For the past year, I only felt sad when I thought of Sri Lanka and I was beginning to wonder – had I not only lost the love of a man but also my love to a country?
A saying that never ever helped anyone truly heartbroken but oh so true, time heals all wounds, eventually also came true for me. One step forward, two steps back, too many epiphanies to count but eventually I found my true north again. I started to look back on events with sadness but not with the unadulterated sorrow I had felt for almost a year. I could recognize my mistakes with honesty but also cut myself some slack when I needed. And most importantly I started to feel like myself again. The final puzzle piece missing was a return to Galle and to reclaim my love for Sri Lanka in particular and travel in general.
I had done it once successfully with Koh Tao, another destination tainted by a love that was no more, and was determined to do it again. But to be honest I was scared. Scared to not love Sri Lanka anymore and scared to be haunted by memories but most of all scared to undo all the work I had done for my well-being in the past few months. But I also badly wanted some hoppers and so I booked a flight. I decided I would just book myself next to the restaurant with the best passionfruit mojitos in the country in case shit hit the fan.

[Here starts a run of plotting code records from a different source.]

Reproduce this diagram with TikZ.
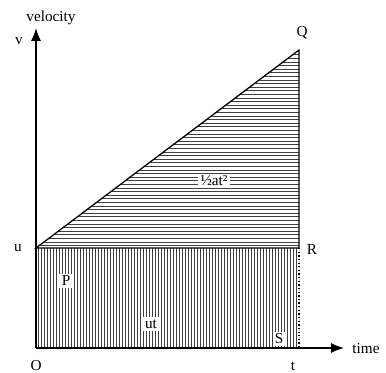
\documentclass[tikz,border=0pt]{standalone}
\usepackage{fontspec}
\setmainfont{Liberation Serif}
\usetikzlibrary{arrows.meta}
\tikzset{hatch/.style={black!75, line width=0.5pt},
  lbl/.style={fill=white, inner sep=2pt}}
\begin{document}
\begin{tikzpicture}[>={Latex[length=11pt,width=8.5pt]}, x=0.03cm, y=-0.03cm, font=\fontsize{13}{15}\selectfont]
\useasboundingbox (0,0) rectangle (386,373);
\coordinate (O) at (36,348);
\coordinate (U) at (36,248);
\coordinate (Q) at (299,50);
\coordinate (R) at (299,248);
\coordinate (T) at (299,348);
\coordinate (vtip) at (36,28);
\coordinate (ttip) at (344,348);
% hatching
\begin{scope}
\clip (U) -- (Q) -- (R) -- cycle;
\foreach \y in {51,54.6,...,248} \draw[hatch] (36,\y) -- (299,\y);
\end{scope}
\begin{scope}
\clip (U) rectangle (T);
\foreach \x in {38,41,...,299} \draw[hatch] (\x,248) -- (\x,348);
\end{scope}
\draw[line width=1.1pt] (U) -- (Q) -- (R) -- cycle;
\draw[dotted, line width=1.1pt] (R) -- (T);
\draw[->, line width=1.1pt] (O) -- (vtip);
\draw[->, line width=1.1pt] (O) -- (ttip);
% labels
\node (vel) at (51,18) {velocity};
\node (v) at (19,41) {v};
\node (q) at (302,33) {Q};
\node (u) at (18,248) {u};
\node (r) at (312,250) {R};
\node (o) at (36,366) {O};
\node (t) at (293,366) {t};
\node (time) at (366,349) {time};
\node[lbl] (p) at (66,281) {P};
\node[lbl] (ut) at (151,324) {ut};
\node[lbl, inner sep=1.5pt] (s) at (279,339) {S};
\node[lbl] (half) at (214,181) {½at²};
\end{tikzpicture}
\end{document}
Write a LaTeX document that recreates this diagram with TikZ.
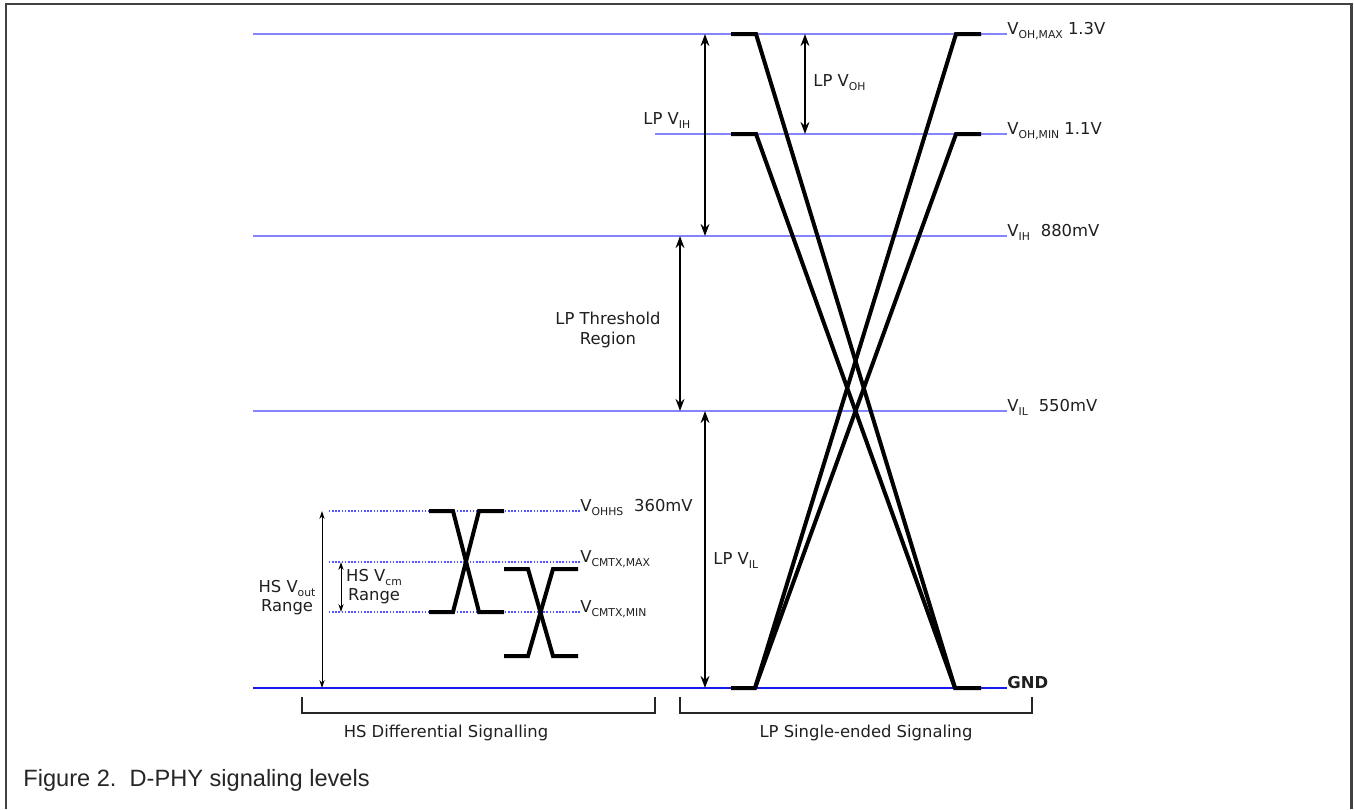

It hasn’t hit the fan but maybe so far only the jetlag is to blame. After 36 hours of traveling (train, flight to Kiev, flight to Colombo, taxi to Galle) I arrived bleary-eyed, looking just the part in time for Halloween, at my guesthouse. I had chosen a different accommodation, partly because I couldn’t bear the thought of returning to the place I had been so miserable at and partly because I wanted regular colored walls and aircon.
Now I have been here for about seven hours and I feel nothing but content. I feel like I have arrived. I also feel incredibly tired, scared that I still won’t sleep tonight because jetlag is a bitch and I forgot to bring sleeping pills, and my shoulders haven’t hurt that much in ages but those are just regular travel occurrences and nothing to write home about.
The contentment outweighs the physical stuff. I have stuffed myself with a big salad thali, drank my first coconut, and my room smells of jasmine which irritates
my mind in the best way possible as jasmine tends to be my Bangkok smell. I have done and seen little and instead taken a nap and played with a kitten. Eventually, I gave up on getting any work done and just accepted that ‘arriving’ is a verb as well and I had done my quota for the day. Especially after walking past that Airbnb from last year…
I have also probed myself, gently but insistently to see if any old feeling stirred but nothing has happened. I was just happy that it was warm and there was a new ice cream shop and a new restaurant on my street that looked promising. My only irritation came thanks to my overly sweaty face and the fact that the spa couldn’t fit me in for a massage. Mind you, I will take hurting shoulders over a hurting heart any day. Other than that, Galle is still the same. Too many tuk-tuks, coconuts laying around, men in lungis, colonial houses with their charm of having seen better days, creeping banyan trees, and the sound of crashing waves behind the ramparts. And I realize, I still like it all.
I have an early dinner and return back to my guesthouse, humming “Baby Shark” while I pass the aquarium in the courtyard. I almost run to my laptop, hoping it still has enough battery for me to write this post. It seems important to get it out now, tomorrow might be different.
But no, deep down I know it won’t be different. I am healed, I am me. It is Halloween but there are no ghosts here. At least none that belong to me.